→ Rows from a dataset of charts and code:
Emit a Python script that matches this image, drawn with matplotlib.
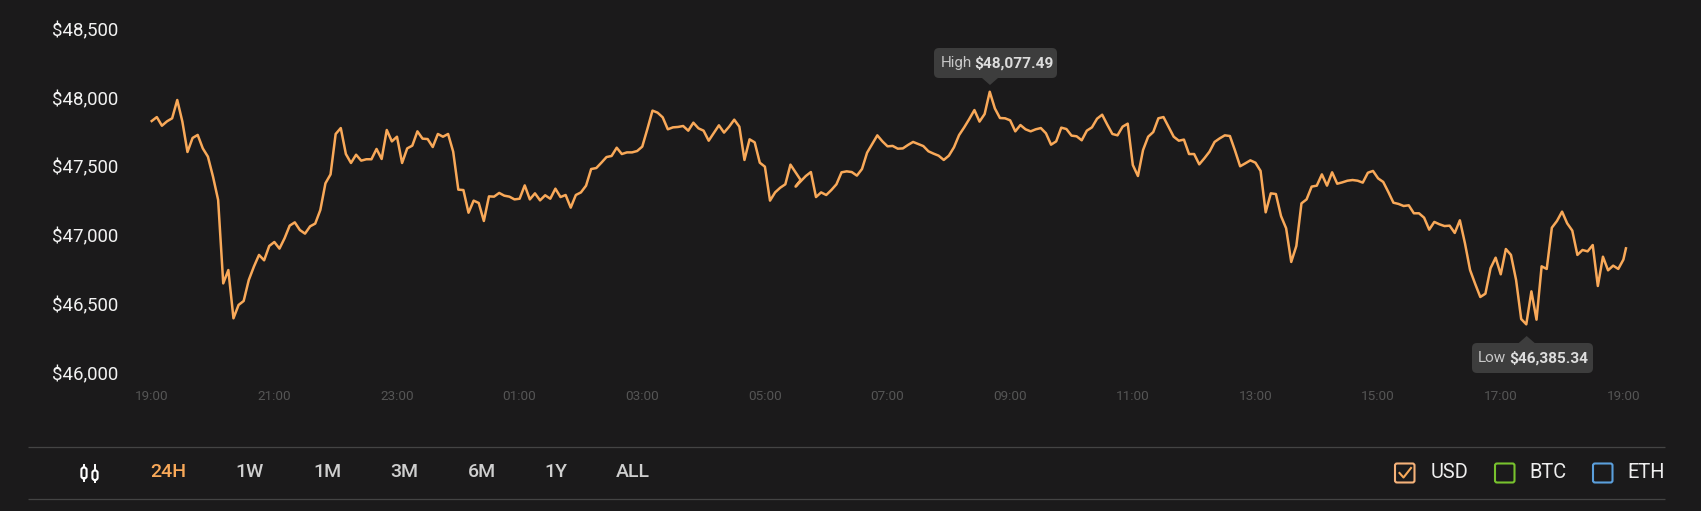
import numpy as np
import matplotlib
matplotlib.use("Agg")
import matplotlib.pyplot as plt
from matplotlib.patches import FancyBboxPatch, Polygon
from matplotlib.transforms import ScaledTranslation

plt.rcParams["font.family"] = ["Roboto", "DejaVu Sans"]

W, H = 1701, 511
BG = "#1b1a1b"
ORANGE = "#f9a959"

# 5 minute samples (two samples near 05:25 arrive out of order)
prices = [
    47864, 47893, 47830, 47862, 47884, 48017, 47860, 47639, 47741, 47763, 47665, 47605,
    47459, 47290, 46683, 46780, 46429, 46526, 46555, 46708, 46805, 46890, 46851, 46955,
    46984, 46936, 47011, 47103, 47127, 47071, 47045, 47098, 47118, 47217, 47411, 47476,
    47770, 47813, 47624, 47559, 47619, 47576, 47586, 47586, 47661, 47588, 47799, 47716,
    47750, 47559, 47665, 47685, 47789, 47736, 47733, 47675, 47770, 47750, 47770, 47641,
    47365, 47362, 47197, 47285, 47268, 47137, 47316, 47314, 47341, 47321, 47314, 47294,
    47299, 47396, 47294, 47338, 47287, 47324, 47299, 47372, 47311, 47326, 47234, 47326,
    47345, 47394, 47515, 47522, 47561, 47602, 47610, 47670, 47624, 47636, 47636, 47646,
    47678, 47806, 47940, 47925, 47891, 47804, 47818, 47821, 47828, 47794, 47852, 47811,
    47794, 47721, 47777, 47833, 47780, 47823, 47874, 47823, 47581, 47731, 47709, 47561,
    47532, 47285, 47345, 47379, 47404, 47547, 47435, 47387, 47464, 47493, 47311, 47345,
    47326, 47362, 47404, 47491, 47498, 47493, 47467, 47515, 47634, 47697, 47760, 47716,
    47680, 47683, 47663, 47665, 47690, 47712, 47697, 47682, 47644, 47627, 47612, 47581,
    47612, 47673, 47762, 47818, 47879, 47944, 47860, 47915, 48077, 47956, 47886, 47884,
    47869, 47789, 47835, 47804, 47789, 47804, 47813, 47775, 47692, 47716, 47816, 47806,
    47758, 47753, 47724, 47794, 47818, 47881, 47910, 47838, 47770, 47760, 47823, 47845,
    47544, 47464, 47653, 47750, 47784, 47884, 47893, 47821, 47750, 47721, 47729, 47624,
    47624, 47549, 47593, 47641, 47712, 47738, 47760, 47755, 47649, 47535, 47556, 47578,
    47561, 47501, 47200, 47338, 47333, 47173, 47084, 46839, 46955, 47265, 47294, 47387,
    47394, 47476, 47394, 47491, 47408, 47418, 47430, 47435, 47430, 47416, 47488, 47501,
    47447, 47421, 47348, 47270, 47261, 47246, 47251, 47193, 47193, 47161, 47074, 47130,
    47113, 47100, 47103, 47050, 47142, 46974, 46780, 46679, 46584, 46608, 46793, 46870,
    46749, 46933, 46890, 46708, 46424, 46385, 46625, 46419, 46807, 46788, 47088, 47137,
    47205, 47120, 47067, 46890, 46926, 46916, 46962, 46664, 46877, 46778, 46812, 46788,
    46856, 46938,
]
slots = list(range(126)) + [127, 126] + list(range(128, len(prices) - 1)) + [288.5]

y_ticks = [46000, 46500, 47000, 47500, 48000, 48500]
y_labels = ["$46,000", "$46,500", "$47,000", "$47,500", "$48,000", "$48,500"]
x_ticks = [0, 24, 48, 72, 96, 120, 144, 168, 192, 216, 240, 264, 288]
x_labels = ["19:00", "21:00", "23:00", "01:00", "03:00", "05:00", "07:00",
            "09:00", "11:00", "13:00", "15:00", "17:00", "19:00"]
ranges = ["24H", "1W", "1M", "3M", "6M", "1Y", "ALL"]
currencies = ["USD", "BTC", "ETH"]

fig = plt.figure(figsize=(W / 100, H / 100), dpi=100, facecolor=BG)

# pixel overlay for the button bar and tooltips
ui = fig.add_axes([0, 0, 1, 1])
ui.set_xlim(0, W)
ui.set_ylim(H, 0)
ui.axis("off")

# price chart, scaled so that the axis lands where it does in the screenshot
left, right, top, bottom = 124, 1660, 20, 385
ax = fig.add_axes([left / W, 1 - bottom / H, (right - left) / W, (bottom - top) / H])
ax.patch.set_alpha(0)
px_per_slot = 5.11
ax.set_xlim((left - 151.7) / px_per_slot, (right - 151.7) / px_per_slot)
price_at = lambda y: 48077.49 - (y - 91.7) * 7.275
ax.set_ylim(price_at(bottom), price_at(top))
ax.plot(slots, prices, color=ORANGE, lw=1.8, solid_joinstyle="round")
for s in ax.spines.values():
    s.set_visible(False)
ax.set_yticks(y_ticks, y_labels)
ax.set_xticks(x_ticks, x_labels)
ax.tick_params(axis="y", length=0, pad=4, labelsize=13.4, labelcolor="#f2f2f2")
ax.tick_params(axis="x", length=0, pad=3.5, labelsize=9.7, labelcolor="#555555")
up = ScaledTranslation(0, 4.3 / 100, fig.dpi_scale_trans)
for lab in ax.get_yticklabels():
    lab.set_transform(lab.get_transform() + up)

# divider lines
for y in (447, 499):
    ui.plot([28, 1665], [y, y], color="#444444", lw=0.9, solid_capstyle="butt")

# candlestick icon
for cx, y0, y1, b0, b1 in ((84, 465.5, 481.5, 467.5, 478.5), (95, 465, 482.5, 470.5, 480)):
    ui.plot([cx, cx], [y0, b0], color="white", lw=1.4)
    ui.plot([cx, cx], [b1, y1], color="white", lw=1.4)
    ui.add_patch(FancyBboxPatch((cx - 2.6, b0), 5.2, b1 - b0, boxstyle="round,pad=0,rounding_size=2.4",
                                fc="none", ec="white", lw=1.5))

# range buttons
range_x = [168.5, 249.5, 327, 404.5, 481.5, 555.5, 633]
for name, x in zip(ranges, range_x):
    ui.text(x, 472, name, ha="center", va="center", fontsize=14, fontweight="medium",
            color=ORANGE if name == "24H" else "#cfcfcf")

# currency toggles
box_x = [1395, 1495, 1593]
text_x = [1430.5, 1529.5, 1627.5]
box_col = ["#f5b27a", "#78c22e", "#5b9fdc"]
for name, bx, tx, col in zip(currencies, box_x, text_x, box_col):
    ui.add_patch(FancyBboxPatch((bx, 463.5), 19.5, 19, boxstyle="round,pad=0,rounding_size=2",
                                fc="none", ec=col, lw=1.5))
    ui.text(tx, 472.5, name, ha="left", va="center", fontsize=14.4, color="#eeeeee")
ui.plot([1399.5, 1403.5, 1411], [473, 477.5, 468], color=ORANGE, lw=1.5)


def tooltip(x0, x1, y0, y1, tip_x, tip_y, base_y, word, value, word_x, value_x):
    ui.add_patch(FancyBboxPatch((x0, y0), x1 - x0, y1 - y0, boxstyle="round,pad=0,rounding_size=5",
                                fc="#3d3d3d", ec="none"))
    ui.add_patch(Polygon([(tip_x - 8, base_y), (tip_x, tip_y), (tip_x + 8, base_y)], fc="#3d3d3d", ec="none"))
    yc = (y0 + y1) / 2 + 0.5
    ui.text(word_x, yc, word, ha="left", va="center", fontsize=11, color="#c8c8c8")
    ui.text(value_x, yc, value, ha="left", va="center", fontsize=11.1, fontweight="bold", color="#dddddd")


tooltip(934, 1057, 48, 78, 990, 85, 78, "High", "$48,077.49", 940.7, 974.5)
tooltip(1472, 1593, 343, 373, 1526.7, 336, 343, "Low", "$46,385.34", 1478, 1509.5)

fig.savefig("out.png", dpi=100, facecolor=BG)
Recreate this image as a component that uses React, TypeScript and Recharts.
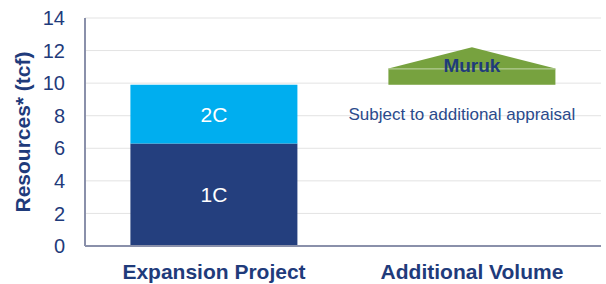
import { BarChart, Bar, XAxis, YAxis, CartesianGrid, LabelList } from 'recharts';

const categories = ['Expansion Project', 'Additional Volume'];
const oneC = [6.3, 0];
const twoC = [3.6, 0];
const murukBase = [0, 9.9];
const murukBody = [0, 1.0];
const murukPeak = [0, 12.2];
const oneCLabels = ['1C', ''];
const twoCLabels = ['2C', ''];
const yTicks = [0, 2, 4, 6, 8, 10, 12, 14];

const NAVY = '#1f3b7b';
const FONT = '"Liberation Sans", Arial, sans-serif';

const data = categories.map((name, i) => ({
  name,
  oneC: oneC[i],
  twoC: twoC[i],
  base: murukBase[i],
  muruk: murukBody[i],
  peak: murukPeak[i],
  oneCLabel: oneCLabels[i],
  twoCLabel: twoCLabels[i],
}));

function MurukShape(props: any) {
  const { x, y, width, height, payload } = props;
  if (!payload || !payload.muruk || !height) return null;
  const pxPerUnit = height / payload.muruk;
  const top = payload.base + payload.muruk;
  const apexY = y - (payload.peak - top) * pxPerUnit;
  const cx = x + width / 2;
  return (
    <g>
      <polygon points={`${x},${y} ${cx},${apexY} ${x + width},${y}`} fill="#77a23f" />
      <rect x={x} y={y} width={width} height={height} fill="#77a23f" />
      <line x1={x} x2={x + width} y1={y + 0.5} y2={y + 0.5} stroke="#b3cd95" strokeWidth={1} />
      <text x={cx} y={y + 4} textAnchor="middle" fill={NAVY} fontSize={19} fontWeight="bold" fontFamily={FONT}>
        Muruk
      </text>
      <text x={cx - 10} y={y + height + 35} textAnchor="middle" fill="#2a4a8c" fontSize={17} fontFamily={FONT}>
        Subject to additional appraisal
      </text>
    </g>
  );
}

export default function App() {
  return (
    <div style={{ position: 'absolute', left: 0, top: 0, background: '#fff' }}>
      <BarChart
        width={606}
        height={284}
        data={data}
        margin={{ top: 18, right: 5, bottom: 0, left: 25 }}
        barCategoryGap="17.6%"
      >
        <CartesianGrid vertical={false} stroke="#e3e3e3" />
        <XAxis
          dataKey="name"
          height={38}
          axisLine={{ stroke: '#8a90aa', strokeWidth: 2 }}
          tickLine={false}
          tickSize={0}
          tickMargin={18}
          tick={{ fill: NAVY, fontSize: 21, fontWeight: 'bold', fontFamily: FONT }}
        />
        <YAxis
          width={60}
          domain={[0, 14]}
          ticks={yTicks}
          interval={0}
          axisLine={{ stroke: '#8a90aa', strokeWidth: 2 }}
          tickLine={false}
          tickSize={0}
          tickMargin={20}
          tick={{ fill: NAVY, fontSize: 20, fontFamily: FONT }}
          label={{
            value: 'Resources* (tcf)',
            angle: -90,
            position: 'insideLeft',
            offset: -2,
            style: { fill: NAVY, fontSize: 21, fontWeight: 'bold', fontFamily: FONT, textAnchor: 'middle' },
          }}
        />
        <Bar dataKey="oneC" stackId="a" fill="#243f7e" isAnimationActive={false}>
          <LabelList dataKey="oneCLabel" position="center" fill="#ffffff" fontSize={21} fontFamily={FONT} />
        </Bar>
        <Bar dataKey="twoC" stackId="a" fill="#00aeef" isAnimationActive={false}>
          <LabelList dataKey="twoCLabel" position="center" fill="#ffffff" fontSize={21} fontFamily={FONT} />
        </Bar>
        <Bar dataKey="base" stackId="a" fill="transparent" isAnimationActive={false} />
        <Bar dataKey="muruk" stackId="a" isAnimationActive={false} shape={MurukShape} />
      </BarChart>
    </div>
  );
}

→ WORK TO COMPLETE: From the records, copy every line that has the string "this" in it.

→ ANSWER FOR THE TASK:
Emit a Python script that matches this image, drawn with matplotlib.
Recreate this image as a component that uses React, TypeScript and Recharts.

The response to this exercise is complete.